Identity – the way people understand themselves – is crucial to success in life and progress in faith. Yet everyone carries an internal identity that contains inaccuracies. No one sees themselves as they really are. Only God does.
How a person sees himself or herself will determine the way they act. Marcus Aurelius was right: “Character is destiny,” but it is not only actual character but also perceived character that influences destiny. Humans were created in such a way that their beliefs (including their beliefs about themselves) determine their actions, which shapes their character, which governs their beliefs, which determine their actions, which shapes their character, and so on.
What we think about ourselves – that is, how we view our identity – inevitably influences our actions though, for the most part, we are unaware of it.
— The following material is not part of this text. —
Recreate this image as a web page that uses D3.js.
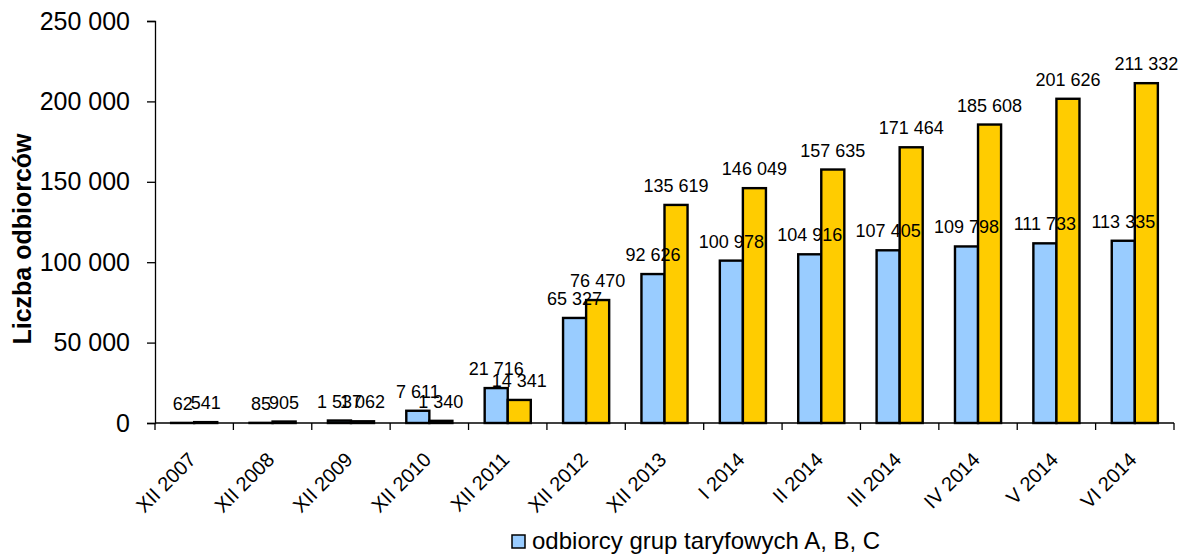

We still weigh pros and cons and make the choices it seems incumbent upon us to make, but we make those choices because we see ‘us’ in a certain way. That is true of all people, everywhere, no matter what their race, ethnicity, or religion.
Christians believe that people can receive an identity “update.” St. Paul, after listing the previous identities of some of his converts – for example, adulterers, drunkards, slanderers, and swindlers – adds, “that is what some of you were.” The implication is clear: they were so no longer. Their identity had changed.
St. Paul characterized this change – it’s one of the beautiful things in Christian doctrine – as being from Adam’s (not Addams’s) family’s dysfunction to God’s family’s love. With faith in Christ comes a new identity: child of God, productive family member, and temple of God’s Spirit.
A Christian psychologist once summed this up by describing the Christian’s core identity as “the beloved.” If identity influences character and character is destiny, then an identity like this promises a destiny that is incomparable.